-------- Dataset entries

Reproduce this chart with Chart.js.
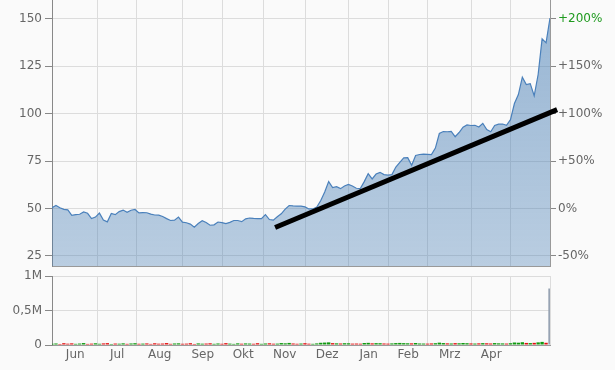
<!DOCTYPE html>
<html>
<head>
<meta charset="utf-8">
<script src="https://cdn.jsdelivr.net/npm/chart.js@4/dist/chart.umd.min.js"></script>
<style>
  html, body { margin: 0; padding: 0; background: #fafafa; }
  #wrap { position: relative; width: 615px; height: 370px; }
  #priceChart { position: absolute; left: 0; top: 0; }
  #volChart { position: absolute; left: 0; top: 268px; }
</style>
</head>
<body>
<div id="wrap">
  <canvas id="priceChart" width="615" height="268"></canvas>
  <canvas id="volChart" width="615" height="102"></canvas>
</div>
<script>
// closing prices, one value every second trading day (Jun .. May)
const prices = [
  50.4, 51.6, 50.4, 49.6, 49.3, 46.4, 46.8, 47.0, 48.2, 47.5,
  44.7, 45.5, 47.6, 44.0, 43.0, 47.4, 46.8, 48.4, 49.2, 48.0,
  49.1, 49.5, 47.7, 47.9, 47.8, 47.1, 46.6, 46.5, 45.8, 44.7,
  43.7, 43.9, 45.5, 42.8, 42.5, 41.8, 40.2, 42.1, 43.6, 42.6,
  41.2, 41.4, 42.9, 42.6, 42.1, 42.7, 43.7, 43.7, 43.1, 44.6,
  45.0, 44.8, 44.7, 44.7, 46.8, 44.2, 43.9, 45.7, 47.2, 49.7,
  51.6, 51.4, 51.3, 51.3, 50.9, 49.8, 49.8, 50.8, 54.2, 58.7,
  64.2, 61.1, 61.5, 60.5, 61.9, 62.7, 61.9, 60.7, 60.5, 64.2,
  68.4, 65.6, 68.2, 69.1, 67.9, 67.6, 67.9, 71.9, 74.4, 76.7,
  76.8, 72.8, 78.0, 78.5, 78.7, 78.6, 78.5, 81.9, 89.6, 90.6,
  90.5, 90.7, 87.9, 90.1, 92.9, 94.1, 93.8, 93.9, 93.0, 94.9,
  91.7, 90.5, 93.8, 94.5, 94.6, 93.9, 96.9, 105.4, 110.1, 119.3,
  115.4, 115.9, 109.5, 120.7, 139.5, 137.4, 150.5
];
const volumes = [
  18000, 22000, 15000, 26000, 19000, 24000, 17000, 21000, 28000, 16000,
  20000, 25000, 18000, 23000, 27000, 15000, 21000, 19000, 24000, 17000,
  22000, 26000, 18000, 20000, 23000, 16000, 25000, 19000, 21000, 28000,
  17000, 22000, 24000, 18000, 20000, 26000, 15000, 23000, 19000, 21000,
  25000, 17000, 22000, 18000, 27000, 20000, 16000, 24000, 19000, 23000,
  21000, 18000, 26000, 17000, 22000, 25000, 19000, 20000, 28000, 24000,
  30000, 22000, 18000, 21000, 26000, 19000, 17000, 23000, 32000, 35000,
  38000, 27000, 24000, 22000, 26000, 25000, 20000, 21000, 19000, 29000,
  31000, 24000, 27000, 26000, 22000, 20000, 23000, 28000, 30000, 27000,
  25000, 24000, 29000, 22000, 21000, 20000, 23000, 26000, 34000, 28000,
  24000, 22000, 27000, 25000, 29000, 26000, 23000, 21000, 24000, 27000,
  25000, 22000, 28000, 24000, 23000, 21000, 26000, 36000, 33000, 40000,
  30000, 28000, 31000, 38000, 45000, 32000, 820000
];
const dayStep = 2;
const lastDay = 252;
// month boundaries in trading days, month names
const monthStarts = [0.5, 23, 43, 66, 86.5, 107, 128.5, 150, 170.5, 190, 212.5, 232];
const months = ['Jun', 'Jul', 'Aug', 'Sep', 'Okt', 'Nov', 'Dez', 'Jan', 'Feb', 'Mrz', 'Apr'];
// trend line end points (trading day, price)
const trendDays = [112.9, 255.6];
const trendValues = [40.0, 102.2];
const priceTicks = [25, 50, 75, 100, 125, 150];
const basePrice = 50;
const volTicks = [0, 500000, 1000000];

Chart.defaults.font.family = "'DejaVu Sans', Verdana, sans-serif";
Chart.defaults.font.size = 12;
Chart.defaults.color = '#666';

const days = prices.map((_, i) => i * dayStep);
const gridDays = monthStarts.concat([lastDay]);
const centers = months.map((m, i) => (monthStarts[i] + monthStarts[i + 1]) / 2);

const fixY = w => s => { s.width = w; s.paddingTop = 0; s.paddingBottom = 0; };

new Chart(document.getElementById('priceChart'), {
  type: 'line',
  data: {
    datasets: [{
      // trend line, drawn on top
      data: trendDays.map((d, i) => ({ x: d, y: trendValues[i] })),
      borderColor: '#000',
      borderWidth: 5,
      pointRadius: 0,
      fill: false,
      clip: false,
      order: 0
    }, {
      data: prices.map((p, i) => ({ x: days[i], y: p })),
      borderColor: '#4a80bb',
      borderWidth: 1.2,
      pointRadius: 0,
      fill: 'start',
      order: 1,
      backgroundColor: ctx => {
        const area = ctx.chart.chartArea;
        if (!area) return 'rgba(70,125,180,0.4)';
        const g = ctx.chart.ctx.createLinearGradient(0, area.top, 0, area.bottom);
        g.addColorStop(0, 'rgba(70,125,180,0.55)');
        g.addColorStop(1, 'rgba(70,125,180,0.36)');
        return g;
      }
    }]
  },
  options: {
    responsive: false,
    animation: false,
    events: [],
    plugins: { legend: { display: false }, tooltip: { enabled: false } },
    layout: { padding: 0 },
    scales: {
      x: {
        type: 'linear', min: 0, max: lastDay,
        afterBuildTicks: s => { s.ticks = gridDays.map(v => ({ value: v })); },
        afterFit: s => { s.height = 2; s.paddingLeft = 0; s.paddingRight = 0; },
        ticks: { display: false },
        grid: { color: '#dcdcdc', drawTicks: false },
        border: { color: '#999' }
      },
      y: {
        position: 'left', min: 19.7, max: 160,
        afterBuildTicks: s => { s.ticks = priceTicks.map(v => ({ value: v })); },
        afterFit: fixY(52),
        ticks: { padding: 3 },
        grid: { color: '#dcdcdc', tickLength: 7, tickColor: '#888' },
        border: { color: '#888' }
      },
      y2: {
        position: 'right', min: 19.7, max: 160,
        afterBuildTicks: s => { s.ticks = priceTicks.map(v => ({ value: v })); },
        afterFit: fixY(65),
        ticks: {
          padding: 2,
          color: c => c.tick && c.tick.value === 150 ? '#1f9a1f' : '#666',
          callback: v => {
            const p = Math.round((v / basePrice - 1) * 100);
            return (p > 0 ? '+' : '') + p + '%';
          }
        },
        grid: { drawOnChartArea: false, tickLength: 6, tickColor: '#888' },
        border: { color: '#999' }
      }
    }
  }
});

const volTickDays = gridDays.concat(centers).sort((a, b) => a - b);

new Chart(document.getElementById('volChart'), {
  type: 'bar',
  data: {
    datasets: [{
      data: volumes.map((v, i) => ({ x: days[i], y: v })),
      backgroundColor: volumes.map((v, i) => {
        if (i === volumes.length - 1) return '#97a3b3';
        return i > 0 && prices[i] < prices[i - 1] ? '#e31010' : '#119911';
      }),
      barPercentage: 0.85,
      categoryPercentage: 1
    }]
  },
  options: {
    responsive: false,
    animation: false,
    events: [],
    plugins: { legend: { display: false }, tooltip: { enabled: false } },
    layout: { padding: { top: 8, right: 65 } },
    scales: {
      x: {
        type: 'linear', min: 0, max: lastDay, offset: false,
        afterBuildTicks: s => { s.ticks = volTickDays.map(v => ({ value: v })); },
        afterFit: s => { s.height = 25; s.paddingLeft = 0; s.paddingRight = 0; },
        ticks: {
          autoSkip: false, maxRotation: 0, padding: 3,
          callback: v => {
            const i = centers.indexOf(v);
            return i >= 0 ? months[i] : '';
          }
        },
        grid: {
          offset: false, drawTicks: false,
          color: c => c.tick && gridDays.includes(c.tick.value) ? '#dcdcdc' : 'rgba(0,0,0,0)'
        },
        border: { color: '#999' }
      },
      y: {
        min: 0, max: 1000000,
        afterBuildTicks: s => { s.ticks = volTicks.map(v => ({ value: v })); },
        afterFit: fixY(52),
        ticks: {
          padding: 3,
          callback: v => v === 0 ? '0' : (v === 500000 ? '0,5M' : '1M')
        },
        grid: { color: '#dcdcdc', tickLength: 7, tickColor: '#888' },
        border: { color: '#888' }
      }
    }
  }
});
</script>
</body>
</html>
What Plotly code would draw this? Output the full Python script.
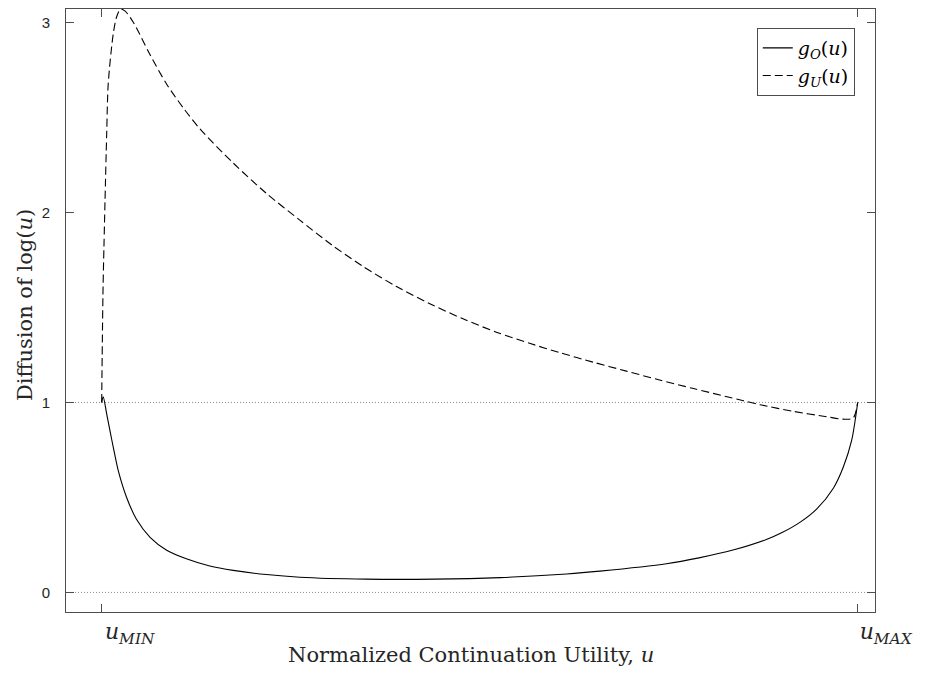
import plotly.graph_objects as go

# ---- data ----
u_O = [0.0, 0.002, 0.0066, 0.011, 0.0153, 0.022, 0.033, 0.046, 0.064, 0.086, 0.112,
       0.143, 0.174, 0.218, 0.262, 0.35, 0.44, 0.527, 0.615, 0.659, 0.747, 0.79, 0.835,
       0.88, 0.90, 0.924, 0.946, 0.968, 0.981, 0.992, 1.0]
g_O = [1.0, 1.03, 0.94, 0.85, 0.765, 0.64, 0.50, 0.385, 0.29, 0.222, 0.177,
       0.139, 0.116, 0.094, 0.08, 0.07, 0.07, 0.078, 0.097, 0.112, 0.151, 0.182, 0.223,
       0.28, 0.315, 0.37, 0.44, 0.55, 0.66, 0.80, 1.0]

u_U = [0.0, 0.0008, 0.0018, 0.003, 0.0044, 0.0066, 0.0087, 0.0153, 0.0198, 0.025,
       0.031, 0.042, 0.064, 0.086, 0.108, 0.130, 0.174, 0.218, 0.262, 0.304, 0.346,
       0.390, 0.434, 0.478, 0.522, 0.567, 0.606, 0.650, 0.694, 0.738, 0.783, 0.827,
       0.849, 0.871, 0.915, 0.959, 0.981, 0.994, 1.0]
g_U = [1.0, 1.3, 1.6, 1.82, 2.06, 2.41, 2.68, 2.94, 3.03, 3.07,
       3.06, 3.0, 2.83, 2.675, 2.55, 2.44, 2.26, 2.10, 1.96, 1.83, 1.715,
       1.61, 1.52, 1.44, 1.37, 1.31, 1.262, 1.212, 1.165, 1.118, 1.073, 1.03,
       1.009, 0.988, 0.953, 0.925, 0.912, 0.918, 1.0]

ref_levels = [0, 1]
x_tickvals = [0, 1]
x_ticktext = ["<i>u</i><sub><i>MIN</i></sub>", "<i>u</i><sub><i>MAX</i></sub>"]
y_tickvals = [0, 1, 2, 3]

SERIF = "DejaVu Serif"
AX = "#4d4d4d"
TXT = "#262626"

fig = go.Figure()
fig.add_trace(go.Scatter(x=u_O, y=g_O, mode="lines",
                         name="<i>g</i><sub><i>O</i></sub>(<i>u</i>)",
                         line=dict(color="black", width=1.1, shape="spline", smoothing=0.8)))
fig.add_trace(go.Scatter(x=u_U, y=g_U, mode="lines",
                         name="<i>g</i><sub><i>U</i></sub>(<i>u</i>)",
                         line=dict(color="black", width=1.1, dash="8px,4px", shape="spline", smoothing=0.8)))

for lv in ref_levels:
    fig.add_shape(type="line", xref="paper", x0=0, x1=1, yref="y", y0=lv, y1=lv,
                  line=dict(color="#8c8c8c", width=1, dash="1px,2px"), layer="below")

fig.update_layout(
    width=925, height=673,
    margin=dict(l=66, r=50, t=9, b=61),
    paper_bgcolor="white", plot_bgcolor="white",
    showlegend=True,
    legend=dict(x=0.975, y=0.9685, xanchor="right", yanchor="top",
                bgcolor="white", bordercolor=AX, borderwidth=1,
                font=dict(family=SERIF, size=19, color="black"),
                tracegroupgap=0),
    xaxis=dict(range=[-0.0472, 1.0229], tickvals=x_tickvals, ticktext=x_ticktext,
               ticks="inside", ticklen=8, tickcolor=AX, showline=True, linecolor=AX,
               linewidth=1, mirror="ticks", showgrid=False, zeroline=False,
               automargin=False,
               tickfont=dict(family=SERIF, size=22, color=TXT),
               ticklabelshift=28, ticklabelstandoff=0),
    yaxis=dict(range=[-0.103, 3.071], tickvals=y_tickvals,
               ticks="inside", ticklen=8, tickcolor=AX, showline=True, linecolor=AX,
               linewidth=1, mirror="ticks", showgrid=False, zeroline=False,
               automargin=False,
               tickfont=dict(family="Liberation Sans", size=15, color=TXT),
               ticklabelstandoff=12),
    annotations=[
        dict(text="Diffusion of log(<i>u</i>)", textangle=-90,
             xref="paper", yref="paper", x=(25 - 66) / 809, y=(612 - 305) / 603,
             xanchor="center", yanchor="middle", showarrow=False,
             font=dict(family=SERIF, size=21, color=TXT)),
        dict(text="Normalized Continuation Utility, <i>u</i>",
             xref="paper", yref="paper", x=0.5, y=(612 - 655) / 603,
             xanchor="center", yanchor="middle", showarrow=False,
             font=dict(family=SERIF, size=21, color=TXT)),
    ],
)

fig.write_html("out.html")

----------------

Set task →
Begin with the line that contains "What Plotly code", end with the line that contains "import plotly.graph_objects as go", and set down every line in that range exactly as it stands, minus the pictures.

Answer in full →
What Plotly code would draw this? Output the full Python script.
import plotly.graph_objects as go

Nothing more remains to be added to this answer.